29 Maio 2020

Entrevista a Pedro Rio, Cardiologista do Centro do Coração dos Hospitais CUF (Lisboa)

Os portugueses consomem em média cerca de 10g de sal por dia, o dobro do recomendado pela Organização Mundial da Saúde, o que tem consequências muito negativas para a saúde do coração e de outros órgãos muito importantes.

São inúmeros os malefícios do consumo exagerado de sal para a saúde do coração, sendo o principal a pressão alta ou hipertensão arterial, ou seja, pressão acima de 140 mmHg de sistólica, a máxima, e acima de 90 mmHg de diastólica, a mínima. Por sua vez, a hipertensão arterial aumenta o risco de enfarte agudo do miocárdio e de insuficiência cardíaca, entre outras doenças. De acordo com o cardiologista Pedro Rio, a quantidade de sal consumida deve ser inferior a 2 gramas de sódio, isto é, menos de 5 gramas de sal por dia, o que corresponde a menos de uma colher de chá.

 

O SAL NÃO É AMIGO DO CORAÇÃO


Os portugueses têm noção real da quantidade de sal que consomem e das consequências do consumo excessivo para a sua saúde?
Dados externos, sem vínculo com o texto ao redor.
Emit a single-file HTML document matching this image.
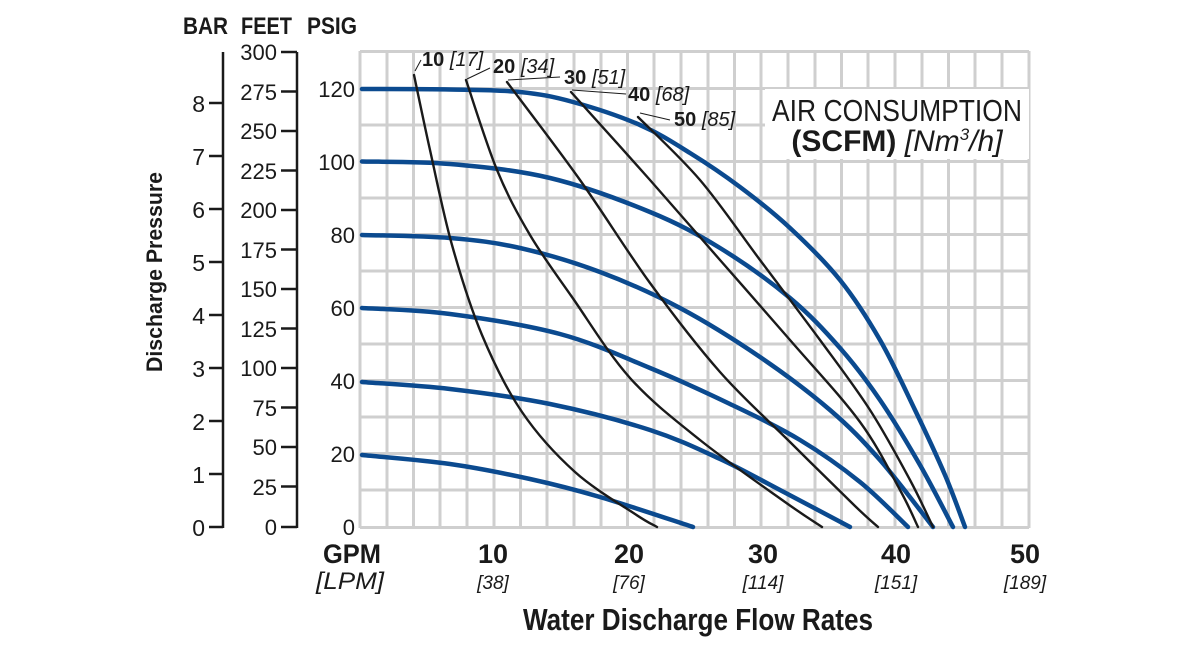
<!DOCTYPE html>
<html><head><meta charset="utf-8"><style>
html,body{margin:0;padding:0;background:#fff;width:1200px;height:660px;overflow:hidden}
svg{display:block}
text{font-family:"Liberation Sans Narrow","Liberation Sans",sans-serif;fill:#1a1a1a}
.b{font-weight:bold}
.i{font-style:italic}
</style></head><body>
<svg id="s" width="1200" height="660" viewBox="0 0 1200 660" xmlns="http://www.w3.org/2000/svg">
<g stroke="#cfcfcf" stroke-width="3" fill="none">
<path d="M360 51.5H1029M360 88.5H1029M360 125H1029M360 161.5H1029M360 198H1029M360 234.5H1029M360 271H1029M360 307.5H1029M360 344H1029M360 380.5H1029M360 417H1029M360 453.5H1029M360 490H1029M360 527.5H1029"/>
<path d="M360 51V528M387 51V528M413.5 51V528M440 51V528M467 51V528M494 51V528M520.5 51V528M547 51V528M574 51V528M601 51V528M627.5 51V528M654 51V528M681 51V528M708 51V528M734.5 51V528M761 51V528M788 51V528M815 51V528M841.5 51V528M868 51V528M895 51V528M922 51V528M948.5 51V528M975 51V528M1002 51V528M1029 51V528"/>
</g>
<rect x="765" y="89" width="264" height="70" fill="#fff"/>
<text x="897" y="121" font-size="31" text-anchor="middle" textLength="250" lengthAdjust="spacingAndGlyphs">AIR CONSUMPTION</text>
<text x="897" y="151" font-size="30" text-anchor="middle"><tspan class="b">(SCFM)</tspan> <tspan class="i">[Nm</tspan><tspan class="i" font-size="17" dy="-11">3</tspan><tspan class="i" dy="11">/h]</tspan></text>
<g id="curves" fill="none" stroke-linejoin="round" stroke-linecap="round"></g>
<g stroke="#1a1a1a" stroke-width="1">
<line x1="415" y1="71" x2="421" y2="60"/>
<line x1="467" y1="79" x2="490" y2="68"/>
<line x1="508" y1="80" x2="560" y2="77"/>
<line x1="572" y1="90" x2="626" y2="94"/>
<line x1="640" y1="113" x2="670" y2="120"/>
</g>
<g font-size="20">
<text x="422" y="66"><tspan class="b">10</tspan> <tspan class="i">[17]</tspan></text>
<text x="493" y="73"><tspan class="b">20</tspan> <tspan class="i">[34]</tspan></text>
<text x="564" y="84"><tspan class="b">30</tspan> <tspan class="i">[51]</tspan></text>
<text x="628" y="101"><tspan class="b">40</tspan> <tspan class="i">[68]</tspan></text>
<text x="674" y="126"><tspan class="b">50</tspan> <tspan class="i">[85]</tspan></text>
</g>
<g stroke="#1a1a1a" stroke-width="2.5" fill="none">
<path d="M223 52V528M209 103H223M209 156H223M209 209H223M209 262H223M209 315H223M209 368H223M209 421H223M209 474H223M209 527H223"/>
<path d="M297 52V528M281 52H297M281 91.5H297M281 131H297M281 170.5H297M281 210H297M281 249.5H297M281 289H297M281 328.5H297M281 368H297M281 407.5H297M281 447H297M281 486.5H297M281 527H297"/>
</g>
<g font-size="23" text-anchor="end">
<text x="205" y="112">8</text><text x="205" y="165">7</text><text x="205" y="218">6</text><text x="205" y="271">5</text><text x="205" y="324">4</text><text x="205" y="377">3</text><text x="205" y="430">2</text><text x="205" y="483">1</text><text x="205" y="536">0</text>
<g font-size="22">
<text x="277" y="60">300</text><text x="277" y="100">275</text><text x="277" y="139">250</text><text x="277" y="179">225</text><text x="277" y="218">200</text><text x="277" y="258">175</text><text x="277" y="297">150</text><text x="277" y="337">125</text><text x="277" y="376">100</text><text x="277" y="416">75</text><text x="277" y="455">50</text><text x="277" y="495">25</text><text x="277" y="535">0</text>
<text x="355" y="97">120</text><text x="355" y="170">100</text><text x="355" y="243">80</text><text x="355" y="316">60</text><text x="355" y="389">40</text><text x="355" y="462">20</text><text x="355" y="535">0</text>
</g>
</g>
<g font-size="24" class="b">
<text x="183" y="34" class="b" textLength="45" lengthAdjust="spacingAndGlyphs">BAR</text><text x="241" y="34" class="b" textLength="51" lengthAdjust="spacingAndGlyphs">FEET</text><text x="307" y="34" class="b" textLength="50" lengthAdjust="spacingAndGlyphs">PSIG</text>
</g>
<text transform="translate(162,272) rotate(-90)" font-size="22" class="b" text-anchor="middle" textLength="200" lengthAdjust="spacingAndGlyphs">Discharge Pressure</text>
<g text-anchor="middle">
<text x="352" y="563" font-size="27" class="b" textLength="58" lengthAdjust="spacingAndGlyphs">GPM</text>
<text x="350" y="589" font-size="24" class="i" textLength="68" lengthAdjust="spacingAndGlyphs">[LPM]</text>
<text x="493" y="563" font-size="27" class="b">10</text><text x="493" y="589" font-size="19" class="i">[38]</text>
<text x="629" y="563" font-size="27" class="b">20</text><text x="629" y="589" font-size="19" class="i">[76]</text>
<text x="763" y="563" font-size="27" class="b">30</text><text x="763" y="589" font-size="19" class="i">[114]</text>
<text x="896" y="563" font-size="27" class="b">40</text><text x="896" y="589" font-size="19" class="i">[151]</text>
<text x="1025" y="563" font-size="27" class="b">50</text><text x="1025" y="589" font-size="19" class="i">[189]</text>
<text x="698" y="630" font-size="31" class="b" textLength="350" lengthAdjust="spacingAndGlyphs">Water Discharge Flow Rates</text>
</g>
</svg>
<script>
var blue=[
[[362,89],[450,89.5],[520,92],[573,102],[640,125],[690,153],[740,187],[790,228],[840,280],[880,340],[915,410],[945,475],[965,527]],
[[362,161.5],[450,164],[550,178],[650,212],[720,248],[790,298],[840,348],[880,400],[920,465],[953,527]],
[[362,235],[450,238],[520,248],[600,272],[680,308],[760,357],[830,410],[880,460],[933,527]],
[[362,308],[450,314],[560,334],[650,368],[730,404],[800,440],[860,482],[908,527]],
[[362,382],[450,389],[550,404],[650,430],[720,459],[780,490],[850,527]],
[[362,455],[450,464],[530,479],[600,497],[693,527]]];
var black=[
[[414,75],[430,150],[452,245],[482,335],[522,412],[575,472],[635,514],[657,527]],
[[466,80],[497,170],[530,235],[572,297],[630,378],[700,440],[785,502],[822,527]],
[[507,82],[580,180],[650,283],[720,372],[790,442],[855,506],[878,527]],
[[571,92],[650,180],[720,260],[790,340],[860,422],[900,490],[918,527]],
[[638,117],[700,180],[760,260],[820,340],[870,410],[910,480],[933,527]]];
function cr(p){var d="M"+p[0][0]+" "+p[0][1];for(var i=0;i<p.length-1;i++){var a=p[i-1]||p[i],b=p[i],c=p[i+1],e=p[i+2]||c;
d+=" C"+(b[0]+(c[0]-a[0])/6)+" "+(b[1]+(c[1]-a[1])/6)+" "+(c[0]-(e[0]-b[0])/6)+" "+(c[1]-(e[1]-b[1])/6)+" "+c[0]+" "+c[1];}return d;}
var g=document.getElementById("curves"),ns="http://www.w3.org/2000/svg";
function add(p,col,w){var e=document.createElementNS(ns,"path");e.setAttribute("d",cr(p));e.setAttribute("stroke",col);e.setAttribute("stroke-width",w);g.appendChild(e);}
blue.forEach(function(p){add(p,"#0b4a8f",4.5)});
black.forEach(function(p){add(p,"#1a1a1a",2.4)});
</script>
</body></html>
Apesar de haver muita informação sobre este tema e os portugueses conhecerem os malefícios do uso excessivo de sal, de uma forma geral, subestimam o seu consumo. Se perguntarmos a uma pessoa se ingere sal a mais, a resposta é automaticamente não, o que contradiz os estudos de consumo de sal em Portugal.

 

Qual a quantidade média de sal consumida por cada português, actualmente?

De acordo com os últimos estudos, os portugueses consomem em média cerca de 10 gramas de sal por dia, o dobro do recomendado pela Organização Mundial da Saúde.

 

Qual é a quantidade recomendada?

A quantidade deve ser inferior a 2g de sódio, isto é, menos de 5g de sal por dia, o que corresponde a menos de 1 colher de chá. Não nos podemos esquecer de que o sal, ou o sódio, está presente em todos os alimentos de forma natural.

 

INIMIGO SILENCIOSO

Quais os efeitos do sal a mais no nosso organismo?

O sal é formado por 40% de sódio e o restante de cloreto. O nosso sangue apresenta uma concentração de sódio muito bem equilibrada. O sódio ao ser ingerido em excesso vai ultrapassar a capacidade que o rim tem em excretá-lo na quantidade suficiente para manter o tal equilíbrio. Isto vai levar a que o rim tenha de reter mais água para manter a concentração do sódio. É este excesso de água dentro do nosso organismo que vai fazer com que aumente a pressão dentro dos vasos sanguíneos. A hipertensão arterial, por sua vez, vai criar um problema a todo o sistema cardiovascular, induzindo lesões dentro da camada mais interna das artérias, podendo levar à sua rotura ou estimulando a aterosclerose, que é a deposição de placas de gordura e de cálcio. A aterosclerose é o primeiro passo para o enfarte agudo do miocárdio ou para a principal forma de acidente vascular cerebral (AVC), o AVC isquémico. Tudo isto acontece geralmente de forma indolor e silenciosa.

 

Quais são neste momento as doenças que se devem directamente ao consumo excessivo de sal?

O sal, por aumentar a pressão arterial, pode assim causar AVC, aneurismas, enfarte agudo do miocárdio, insuficiência cardíaca e renal.

 

É PRECISO ELIMINAR RESISTÊNCIAS

A resistência a reduzir a quantidade de sal prende-se com a cultura gastronómica nacional?

Os principais alimentos que servem de fonte ao excessivo consumo de sal são o pão, a charcutaria, a sopa e o sal adicionado, que são alimentos que existem em todos os lares portugueses. De alguma forma não conseguimos fazer a ligação entre aquilo que [comemos] e as consequências em termos de saúde.

 

Que desafios aponta no processo de sensibilização dos portugueses para este problema?

As campanhas de sensibilização para redução do sal não podem ficar só pela identificação do problema nem da consciencialização que se impõe. Devem apontar num sentido mais prático. O que comer e como o fazer usando temperos como especiarias e ervas aromáticas em alternativa ao sal. Apontar sempre para alimentos mais frescos com menor processamento possível dando exemplos de pequeno-almoço, almoço e jantar como refeições saudáveis.

 

O programa Menos Sal Portugal marca uma viragem no sentido desta melhor consciencialização? 

Este tipo de iniciativa é muito importante. Além de lembrar à população os perigos do sal, os resultados mostram que é possível uma menor ingestão de sal no dia-a-dia e que isso leva à redução da pressão arterial sistólica de 2,1 mmHg. Pode parecer pouco, mas significa uma diminuição do risco de doenças cardiovasculares, nomeadamente, de 10% na mortalidade por AVC ou de 9% por doença coronária.